CIP-005-3a. Section B. Requirement R3.1 For dial-up accessible Critical Cyber Assets that use non-routable protocols, the Responsible Entity shall implement and document monitoring process(es) at each access point to the dial-up device, where technically feasible.

These requirements have generally been interpreted as meaning two things:

NERC-CIP requirements are generally construed as applying only to TCP/IP connections
NERC-CIP security requirements are generally are only applied at the edge of a substation.

The fact that Crain and Sistrunk were able to crash devices or otherwise make them misbehave using only a serial connection means that the first premise – security is only important for TCP/IP networks – is patently false: security, especially when considering robustness a security issue, is an issue for any kind of communication, including serial communication.

The fact that a master device could be compromised through the type of attack Crain and Sistrunk performed is more serious: master stations routinely “call out” to outstation devices (“slaves”) which may be located practically anywhere and contacted by radio, dial-up modem, etc. Alternatively, these devices may be expected to “phone home” when they have something interesting to say, or periodically. The first thing many of these devices do is send an unsolicited message, which may be normal practice and is mandated by the DNP3 standard, but which also exposes the master device to any vulnerability it may have when parsing such unsolicited messaged. The Crain and Sistrunk attacks showed that just such types of vulnerabilities exist.

This means you can crash a device at a substation near you from the metering device in your back yard – not a very smart thing to do (pretty easy to trace) but I’m sure a smart criminal will be able to find a way to cover his tracks.

The vast majority of devices implementing DNP3 are vulnerable to attack, regardless of whether they implement DNP3 Secure Authentication

DNP3 is one of the rare machine-to-machine protocols designed for SCADA (Supervisory Control And Data Acquisition) networks that has any security features whatsoever. The feature in question is DNP3 Secure Authentication.

As I mentioned above, this feature is often colloquially called “Secure DNP3” which is misleading in the sense that it implies that, apart from authentication, which DNP3 SA does provide, it would also provide confidentiality, integrity, authorization and non-repudiation. It does none of these things. Using TLS alleviates this, but is usually not applicable to serial connections, and is quite hard to implement properly – especially for people who have no previous knowledge if IT.

The Crain-Sistrunk vulnerabilities don’t really care whether you have secure authentication enabled or not: they exploit vulnerabilities in input validation, which happens regardless of whether the message being parsed is authenticated or not.

All of these vulnerabilities could have been found using negative testing when writing the protocol stack

DNP3 compliance is tested using positive tests of the “do this, the device should do that” variety. They test interoperability, not the robustness of the implementation, nor any aspect of security aside from authentication.
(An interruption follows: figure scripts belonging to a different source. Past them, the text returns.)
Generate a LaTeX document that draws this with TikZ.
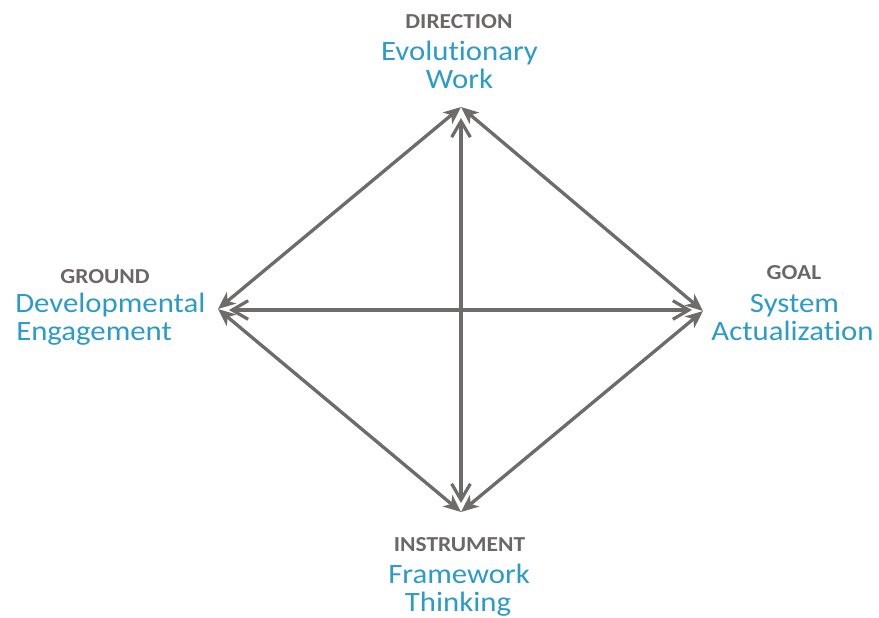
\documentclass[tikz,border=0pt]{standalone}
\usepackage{fontspec}
\setmainfont{Carlito}[FakeStretch=1.10,Ligatures=NoCommon]
\usetikzlibrary{arrows.meta}
\definecolor{linegray}{HTML}{6E6B6B}
\definecolor{headgray}{HTML}{6B6767}
\definecolor{termblue}{HTML}{2C9BC8}
\begin{document}
\begin{tikzpicture}[x=0.75pt,y=-0.75pt,
  heading/.style={anchor=base,inner sep=0pt,text=headgray,font=\fontsize{16pt}{19pt}\selectfont\bfseries},
  term/.style={anchor=base,inner sep=0pt,text=termblue,font=\fontsize{21pt}{25pt}\selectfont},
  barb/.tip={Straight Barb[length=12pt,width=14pt,line width=2.4pt]},
  wedge/.tip={Stealth[length=13pt,width=11pt,inset=3.5pt]},
  axisline/.style={draw=linegray,line width=2.5pt,barb-barb},
  edgeline/.style={draw=linegray,line width=2.5pt,wedge-wedge}]
\useasboundingbox (0,0) rectangle (879,618);

% corners of the diamond
\coordinate (top) at (461,107);
\coordinate (left) at (218,309);
\coordinate (right) at (703,311);
\coordinate (bottom) at (461,512);
% ends of the cross
\coordinate (crossN) at (461,118);
\coordinate (crossS) at (461,503);
\coordinate (crossW) at (229,310);
\coordinate (crossE) at (692,310);

% outer edges
\draw[edgeline] (left) -- (top);
\draw[edgeline] (top) -- (right);
\draw[edgeline] (right) -- (bottom);
\draw[edgeline] (bottom) -- (left);
% cross
\draw[axisline] (crossN) -- (crossS);
\draw[axisline] (crossW) -- (crossE);

% labels
\node[heading] (dirhead) at (459,28) {DIRECTION};
\node[term] (dir1) at (459.5,60) {Evolutionary};
\node[term] (dir2) at (459.5,88) {Work};

\node[heading] (groundhead) at (105,283) {GROUND};
\node[term,anchor=base west] (ground1) at (15,312) {Developmental};
\node[term,anchor=base west] (ground2) at (16,340) {Engagement};

\node[heading] (goalhead) at (794,279) {GOAL};
\node[term] (goal1) at (794.5,312) {System};
\node[term] (goal2) at (792.5,340) {Actualization};

\node[heading] (insthead) at (459.5,551) {INSTRUMENT};
\node[term] (inst1) at (459,583) {Framework};
\node[term] (inst2) at (458,611) {Thinking};
\end{tikzpicture}
\end{document}
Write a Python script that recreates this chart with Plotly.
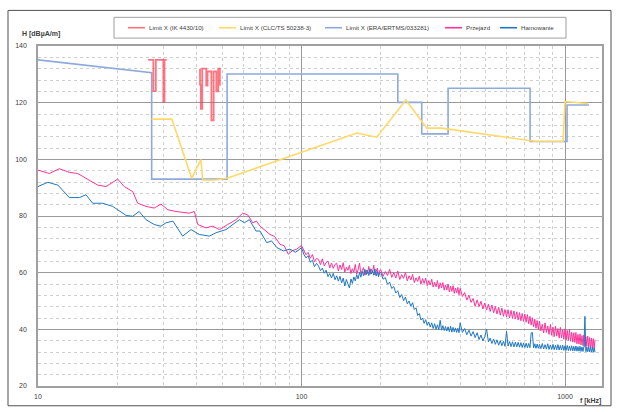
import plotly.graph_objects as go

# ---------------- data ----------------
ik_f = [26.2, 27.4, 27.4, 28.0, 28.0, 29.9, 29.9, 30.2, 30.2, 30.8, None,
        41.2, 41.2, 41.5, 41.5, 42.0, 42.0, 43.5, 43.5, 44.0, 44.0, 45.5, 45.5,
        46.4, 46.4, 47.5, 47.5, 48.3, 48.3, 49.0, 49.0]
ik_v = [135.1, 135.1, 124.1, 124.1, 135.1, 135.1, 120.2, 120.2, 135.1, 135.1, None,
        132.0, 126.4, 126.4, 117.8, 117.8, 132.0, 132.0, 126.0, 126.0, 131.0, 131.0, 113.8,
        113.8, 131.0, 131.0, 124.0, 124.0, 132.0, 132.0, 126.0]

clc_f = [27.0, 32.2, 38.3, 41.5, 42.2, 47.0, 52.2, 162.0, 193.0, 249.0, 299.0, 340.0, 781.0, 983.0, 1000.0, 1222.0]
clc_v = [114.2, 114.2, 93.3, 99.9, 92.7, 92.7, 93.3, 109.3, 107.8, 120.9, 111.0, 111.0, 106.3, 106.3, 120.4, 119.7]

era_f = [10, 27.0, 27.0, 52.2, 52.2, 232, 232, 286, 286, 360, 360, 737, 737, 1018, 1018, 1233]
era_v = [135.1, 130.6, 93.0, 93.0, 130.1, 130.1, 120.1, 120.1, 109.0, 109.0, 125.1, 125.1, 106.3, 106.3, 119.2, 119.2]

# measurement frequencies above 100 kHz
hf = [100, 102, 104, 106, 108, 110, 112, 114, 116, 118, 120, 122, 124, 126, 128, 130, 132, 134, 136, 138,
      140, 142, 144, 146, 148, 150, 152, 154, 156, 158, 160, 162, 164, 166, 168, 170, 172, 174, 176, 178,
      180, 182, 184, 186, 188, 190, 192, 194, 196, 198,
      200, 204, 208, 212, 216, 220, 224, 228, 232, 236, 240, 244, 248, 252, 256, 260, 264, 268, 272, 276,
      280, 284, 288, 292, 296, 300, 304, 308, 312, 316, 320, 324, 328, 332, 336, 340, 344, 348, 352, 356,
      360, 364, 368, 372, 376, 380, 384, 388, 392, 396,
      400, 408, 416, 424, 432, 440, 448, 456, 464, 472, 480, 488, 496, 504, 512, 520, 528, 536, 544, 552,
      560, 568, 576, 584, 592, 600, 608, 616, 624, 632, 640, 648, 656, 664, 672, 680, 688, 696, 704, 712,
      720, 728, 736, 744, 752, 760, 768, 776, 784, 792,
      800, 810, 820, 830, 840, 850, 860, 870, 880, 890, 900, 910, 920, 930, 940, 950, 960, 970, 980, 990,
      1000, 1010, 1020, 1030, 1040, 1050, 1060, 1070, 1080, 1090, 1100, 1110, 1120, 1130, 1140, 1150, 1160,
      1170, 1180, 1190, 1200, 1210, 1220, 1230, 1240, 1250, 1260, 1270, 1280, 1290, 1300]

pink_f_low = [10, 11.04, 12.05, 13.15, 14.15, 15.21, 16.85, 18.12, 20.07, 21.26, 22.88, 23.9, 25.7, 27.6, 29.3, 31.1, 33.4, 37.5,
              39.2, 40.4, 43.4, 46.0, 48.8, 52.5, 56.4, 59.8, 62.5, 65.3, 67.5, 69.6, 72.5, 75.9, 79.0, 82.9, 86.0, 89.1, 92.5, 95.9]
pink_v_low = [96.2, 95.0, 96.7, 95.4, 95.0, 93.3, 90.9, 90.4, 93.0, 90.4, 88.6, 84.5, 83.4, 82.8, 84.2, 82.2, 81.6, 81.0,
              81.6, 77.0, 75.8, 76.4, 75.2, 77.0, 78.7, 81.0, 80.4, 77.6, 78.2, 76.4, 75.0, 73.5, 72.8, 70.0, 69.5, 66.5, 67.8, 68.3]
pink_v_high = [69.6, 67.8, 66.3, 67.2, 65.1, 66.4, 63.9, 65.0, 64.7, 62.8, 64.9, 62.4, 63.6, 64.1, 61.7, 63.4, 61.5, 62.9, 63.3, 60.6,
               62.7, 61.1, 63.5, 60.2, 61.9, 60.8, 62.6, 59.7, 61.4, 60.2, 62.9, 59.5, 61.0, 63.4, 59.6, 60.7, 61.8, 59.1, 60.9, 59.7,
               62.2, 59.4, 61.3, 60.0, 62.6, 59.2, 60.5, 61.6, 58.9, 60.8,
               61.0, 58.7, 60.4, 59.0, 61.2, 58.3, 60.0, 58.1, 60.6, 57.6, 59.3, 58.0, 60.1, 57.1, 58.9, 57.4, 59.4, 56.5, 58.2, 56.9,
               58.8, 55.9, 57.9, 56.2, 58.1, 55.4, 57.2, 55.6, 57.7, 54.9, 56.6, 55.0, 57.2, 54.3, 56.4, 54.6, 56.5, 53.8, 55.7, 53.9,
               56.0, 53.2, 55.2, 53.4, 55.4, 52.7, 54.6, 52.9, 54.8, 52.2,
               54.5, 51.6, 53.0, 50.3, 52.1, 49.5, 50.9, 48.1, 50.4, 48.0, 49.9, 47.2, 49.3, 46.8, 48.9, 46.3, 48.6, 45.8, 48.1, 45.4,
               47.8, 45.0, 47.5, 44.6, 47.0, 44.4, 46.9, 44.0, 46.7, 43.9, 46.5, 43.6, 46.2, 43.3, 45.9, 43.0, 45.6, 42.8, 45.4, 42.5,
               45.2, 42.0, 44.6, 41.5, 44.1, 40.9, 43.6, 40.4, 43.1, 40.0,
               42.9, 39.5, 41.8, 38.7, 42.3, 38.9, 41.2, 38.2, 41.7, 37.9, 40.8, 37.4, 41.1, 37.6, 40.3, 36.9, 40.7, 37.0, 39.8, 36.5,
               40.2, 36.3, 39.6, 36.1, 39.9, 35.8, 39.0, 35.5, 38.8, 35.4, 38.9, 34.9, 38.2, 34.8, 38.4, 34.5, 37.8,
               34.3, 38.0, 33.9, 37.4, 34.0, 37.6, 33.6, 37.1, 33.5, 36.9, 33.4, 36.7, 33.2, 36.3]

blue_f_low = [10, 10.9, 11.9, 13.15, 14.35, 15.21, 16.13, 17.6, 19.2, 21.6, 22.88, 24.2, 25.7, 27.6, 29.3, 30.6, 32.5, 35.4,
              38.1, 40.9, 44.7, 47.4, 51.7, 56.4, 58.1, 60.7, 63.4, 67.2, 69.6, 73.8, 77.0, 80.5, 85.3, 90.4, 95.0]
blue_v_low = [90.4, 91.9, 90.9, 86.5, 86.5, 87.5, 84.5, 84.5, 83.4, 80.2, 79.9, 81.6, 78.7, 77.0, 76.4, 77.6, 78.2, 72.9,
              75.2, 73.5, 72.9, 74.1, 75.2, 77.6, 78.7, 77.6, 78.7, 74.7, 74.7, 70.6, 71.2, 68.9, 67.7, 68.3, 67.2]
blue_v_high = [68.8, 66.5, 65.2, 66.0, 63.7, 64.4, 62.1, 63.3, 62.4, 60.7, 61.6, 59.8, 60.9, 58.6, 59.7, 58.1, 59.8, 57.5, 58.9, 57.0,
               58.7, 56.4, 58.1, 55.3, 57.6, 55.9, 54.6, 57.8, 56.2, 58.5, 57.1, 59.3, 57.8, 60.1, 58.4, 60.5, 58.9, 61.2, 59.3, 60.8,
               59.0, 61.4, 59.5, 60.7, 59.1, 61.3, 58.8, 60.4, 58.6, 59.9,
               60.1, 57.7, 58.3, 55.9, 56.7, 54.4, 55.1, 52.8, 53.6, 51.2, 52.3, 50.1, 51.4, 49.0, 50.0, 48.2, 49.4, 47.0, 47.6, 44.9,
               45.6, 43.3, 44.0, 42.1, 43.4, 41.4, 42.6, 40.8, 42.3, 40.3, 42.0, 40.0, 41.6, 39.9, 43.2, 39.7, 41.3, 39.6, 41.0, 39.4,
               40.9, 39.2, 41.1, 39.0, 40.7, 39.1, 40.5, 38.9, 40.4, 38.8,
               42.3, 38.9, 40.3, 38.1, 39.7, 37.6, 39.2, 37.1, 38.8, 36.4, 38.0, 35.9, 37.4, 40.1, 35.6, 36.9, 35.0, 36.6, 34.7, 36.3,
               34.4, 36.0, 34.2, 35.8, 34.0, 39.3, 34.1, 35.7, 33.9, 35.6, 33.8, 35.5, 33.8, 35.4, 33.7, 35.3, 33.6, 35.2, 33.6, 35.1,
               33.5, 35.0, 33.5, 38.7, 38.9, 33.4, 34.9, 33.3, 34.8, 33.3,
               34.7, 33.2, 35.0, 33.1, 34.6, 33.0, 34.9, 32.9, 34.5, 32.9, 34.7, 32.8, 34.4, 32.8, 34.6, 32.7, 34.3, 32.7, 34.4, 32.6,
               34.2, 32.6, 34.3, 32.5, 34.1, 32.5, 34.2, 32.4, 34.0, 32.4, 34.1, 32.3, 33.9, 32.3, 34.0, 32.2, 33.8,
               32.2, 33.9, 44.6, 32.1, 33.8, 32.1, 33.7, 32.0, 33.7, 32.0, 33.6, 31.9, 33.5, 31.9]

names = ["Limit X (IK 4430/10)", "Limit X (CLC/TS 50238-3)", "Limit X (ERA/ERTMS/033281)", "Przejazd", "Hamowanie"]
colors = ["rgba(255,70,85,0.75)", "#FFD966", "#8EA9DB", "#FF3399", "#1F78C4"]

y_ticks = [20, 40, 60, 80, 100, 120, 140]
x_ticks = [10, 100, 1000]
x_minor = [20, 30, 40, 50, 60, 70, 80, 90, 200, 300, 400, 500, 600, 700, 800, 900]

# ---------------- figure ----------------
fig = go.Figure()
fig.add_trace(go.Scatter(x=pink_f_low + hf, y=pink_v_low + pink_v_high, mode="lines",
                         line=dict(color=colors[3], width=1), name=names[3], showlegend=False))
fig.add_trace(go.Scatter(x=blue_f_low + hf, y=blue_v_low + blue_v_high, mode="lines",
                         line=dict(color=colors[4], width=1), name=names[4], showlegend=False))
fig.add_trace(go.Scatter(x=era_f, y=era_v, mode="lines", line=dict(color=colors[2], width=1.6),
                         name=names[2], showlegend=False))
fig.add_trace(go.Scatter(x=clc_f, y=clc_v, mode="lines", line=dict(color=colors[1], width=1.6),
                         name=names[1], showlegend=False))
fig.add_trace(go.Scatter(x=ik_f, y=ik_v, mode="lines", line=dict(color=colors[0], width=1.8),
                         name=names[0], showlegend=False, connectgaps=False))

L, R, T, B = 38, 16, 46, 22
W, H = 618, 412
pw, ph = W - L - R, H - T - B


def xp(px):
    return (px - L) / pw


def yp(py):
    return (H - B - py) / ph


font_fam = "Liberation Sans, Arial, sans-serif"
shapes = [dict(type="rect", xref="paper", yref="paper", x0=xp(8), x1=xp(611), y0=yp(410), y1=yp(10),
               line=dict(color="#505050", width=1))]
annotations = []

# manual legend
shapes.append(dict(type="rect", xref="paper", yref="paper", x0=xp(114), x1=xp(566), y0=yp(38), y1=yp(17),
                   line=dict(color="#A0A0A0", width=1), fillcolor="white"))
leg_x = [128, 219, 325, 445, 500]
for i, nm in enumerate(names):
    x0 = leg_x[i]
    shapes.append(dict(type="line", xref="paper", yref="paper", x0=xp(x0), x1=xp(x0 + 17),
                       y0=yp(27.5), y1=yp(27.5), line=dict(color=colors[i], width=1.6)))
    annotations.append(dict(xref="paper", yref="paper", x=xp(x0 + 19), y=yp(27.5), text=nm,
                            showarrow=False, xanchor="left", yanchor="middle",
                            font=dict(size=6.2, color="#404040", family=font_fam)))

annotations.append(dict(xref="paper", yref="paper", x=xp(20), y=yp(34), text="<b>H [dBµA/m]</b>",
                        showarrow=False, xanchor="left", yanchor="middle",
                        font=dict(size=7, color="#404040", family=font_fam)))
annotations.append(dict(xref="paper", yref="paper", x=xp(578), y=yp(405), text="<b>f [kHz]</b>",
                        showarrow=False, xanchor="left", yanchor="middle",
                        font=dict(size=7, color="#404040", family=font_fam)))

fig.update_layout(
    width=W, height=H, margin=dict(l=L, r=R, t=T, b=B),
    paper_bgcolor="white", plot_bgcolor="white",
    shapes=shapes, annotations=annotations,
    font=dict(family=font_fam, size=7, color="#404040"),
)
fig.update_xaxes(type="log", range=[1, 3.1404], tickvals=x_ticks, ticktext=[str(v) for v in x_ticks],
                 showgrid=True, gridcolor="#9A9A9A", gridwidth=1,
                 minor=dict(tickvals=x_minor, showgrid=True, gridcolor="#CFCFCF", griddash="dot", gridwidth=1),
                 showline=True, mirror=True, linecolor="#A0A0A0", linewidth=1.5,
                 ticks="", zeroline=False, tickfont=dict(size=7), ticklabelstandoff=3)
fig.update_yaxes(range=[20, 140], tickvals=y_ticks, showgrid=True, gridcolor="#9A9A9A", gridwidth=1,
                 minor=dict(dtick=4, showgrid=True, gridcolor="#CFCFCF", griddash="dot", gridwidth=1),
                 showline=True, mirror=True, linecolor="#A0A0A0", linewidth=1.5,
                 ticks="", zeroline=False, tickfont=dict(size=7), ticklabelstandoff=8)

fig.write_html("out.html")
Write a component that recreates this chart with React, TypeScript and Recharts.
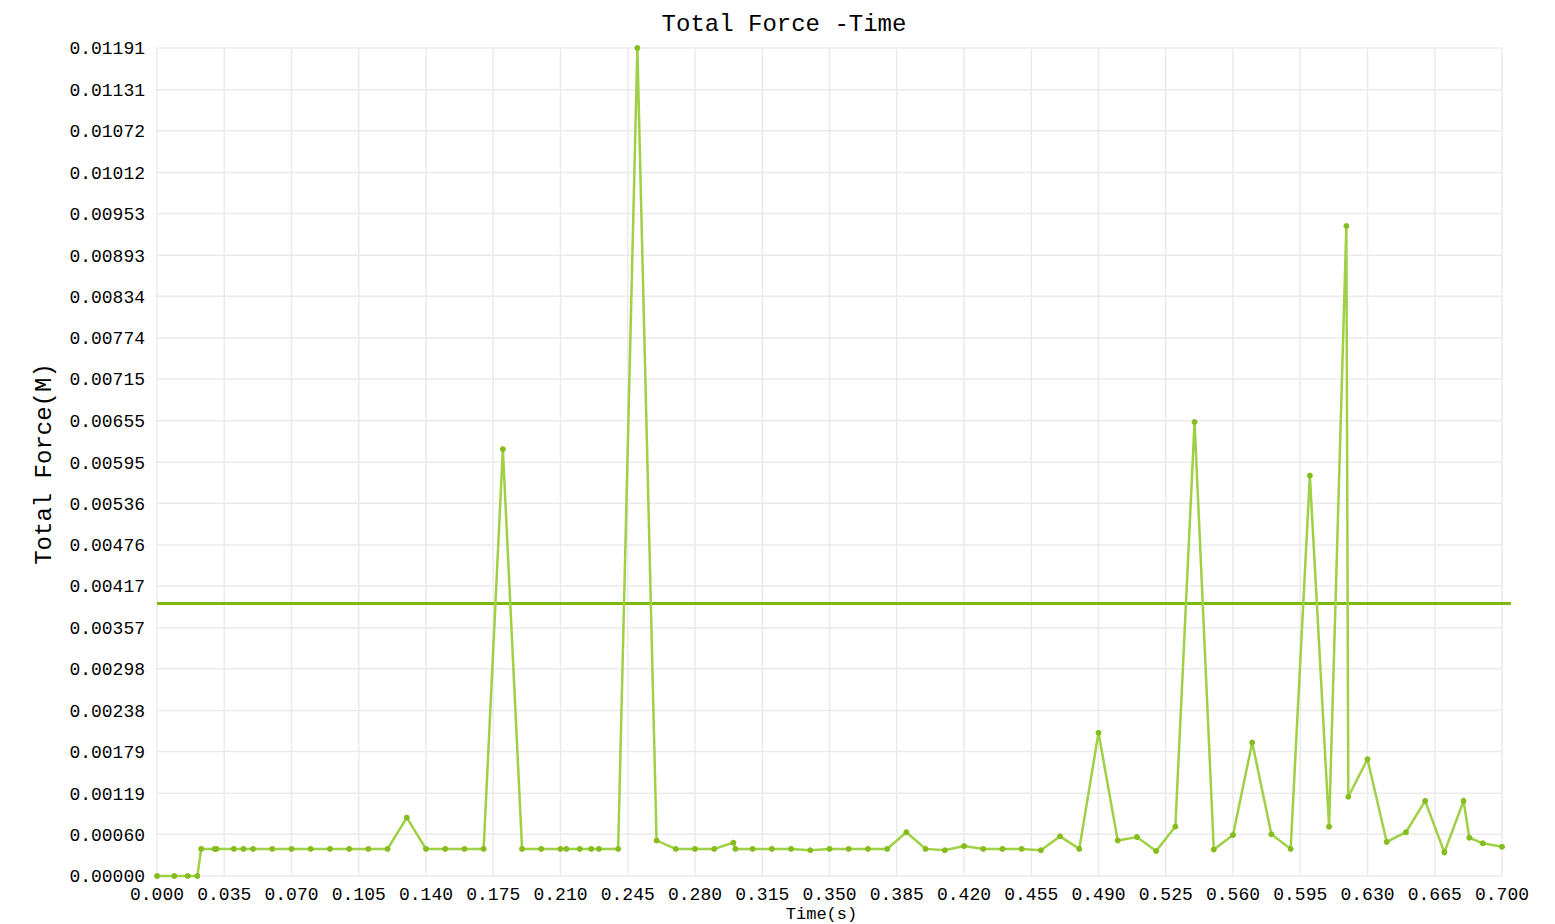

This means that a compliant DNP3-enabled device will be able to talk to another compliant DNP3-enabled device, but there is absolutely no guarantee that a compliant DNP3-enabled device will behave properly under any circumstance not explicitly tested in the compliance tests.

Most DNP3-enabled devices implement DNP3 by integrating a DNP3 stack – the vast majority all use the same stack, which is actually very good. Integrating with a DNP3 stack to make a device compliant to a particular DNP3 subset level is far from trivial, however: you have to know the stack you’re integrating with, have a passing knowledge of the DNP3 protocol and know your own device fairly well as well. Devices that were originally designed to speak Modbus, for example, may have a very hard time mapping their device’s points to a DNP3 interface because DNP3 has a much richer set of object types, variations, etc.

Assuming you try to do your best to get all that right, most engineers won’t think of trying to break their devices – trying to get them to misbehave. That means that most engineers will have a strong bias for positive testing – make sure the device does what you ask it to when you ask it to do it. Negative testing, including fuzzing, is often left by the wayside.

The Crain-Sistrunk vulnerabilities were all found through negative testing, using their “smart fuzzer”: they tested boundary cases to see if they could get a device to misbehave, for example by asking for more data than the device could produce. This is the kind of thing black hat hackers (which Crain and Sistrunk are not) will do as well – the difference is that they won’t tell you about what they find: they’ll either sell it to someone who wants to do harm, or do some harm themselves.

A large number of DNP3-enabled devices are connected directly to the Internet, do not use TLS, do not use Secure Authentication, and will not be immediately updated to fix these errors. They will remain vulnerable for the time being.

Crain and Sistrunk intend to release their smart fuzzer to the public in March 2014. This will have left enough time for manufacturers to update their firmware and maybe enough time for utilities to update their devices. However, this is Winter. March is the beginning of Spring. Winter is not a good time to update devices in the electrical grid (the load is high, and if you fail, everyone is cold – and angry).